Given this focus, the 30-day unsubsidized SEC yield (as of May 31) is at 7.46%. The 12-month distribution rate comes in at 5.18% with both yield figures integrating a strategy that handpicks holdings that exhibit low volatility and a low risk of default.
“This approach offers the potential for lower volatility and default risk coupled with more attractive risk-adjusted returns than traditional high yield,” the site added.
AHYB is in ideal option in the current market environment where the bond market is rallying after a 2022 bearish run.

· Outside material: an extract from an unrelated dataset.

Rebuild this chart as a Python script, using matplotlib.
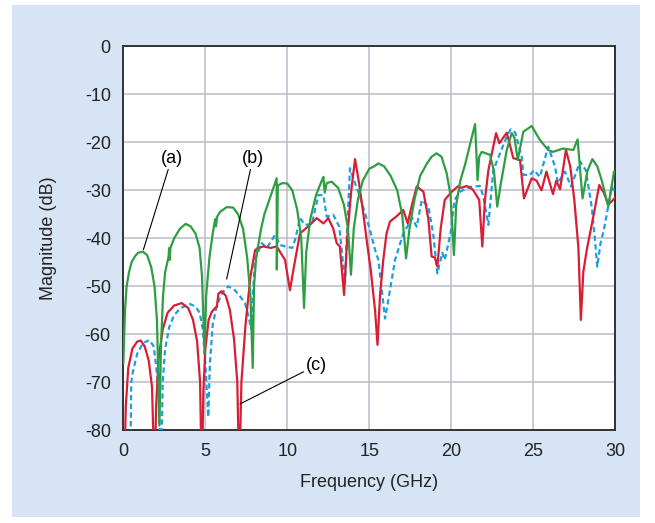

High yield is also attracting more attention as a risk-on sentiment starts to gain momentum.
“For many advisors and investors, high yield bonds ETFs are a means of risk-taking within the fixed income asset class,” wrote Todd Rosenbluth, head of research at VettaFi. “When they are feeling more confident in the economy, investors look to learn about high yield ETFs.”
An Active Option in Pursuit of Yield
AHYB has an expense ratio of 0.45%. The active management component allows the fund managers to remain pliable in a market environment that can change rapidly, especially with the Fed still trying to tame inflation.
According to the fund’s product website, the managers apply a research-intensive process that seeks to identify companies that they believe can:
- Carry debt loads across market cycles
- Generate sustainable cash flows
- Decrease leverage on their balance sheets in pursuit of higher ratings
In order to crack into its diverse array of holdings (474 as of April 30), the fund utilizes a top-down macro overlay that establishes duration and ratings distribution. Then, sector allocations are determined through a bottom-up security selection.
46% of the fund ranges between five and 10 years in order to enhance yield opportunities. At the same time, however, another 48% of the fund incorporates debt with maturities ranging from one and five years, keeping things on the shorter end of the duration spectrum to minimize rate risk.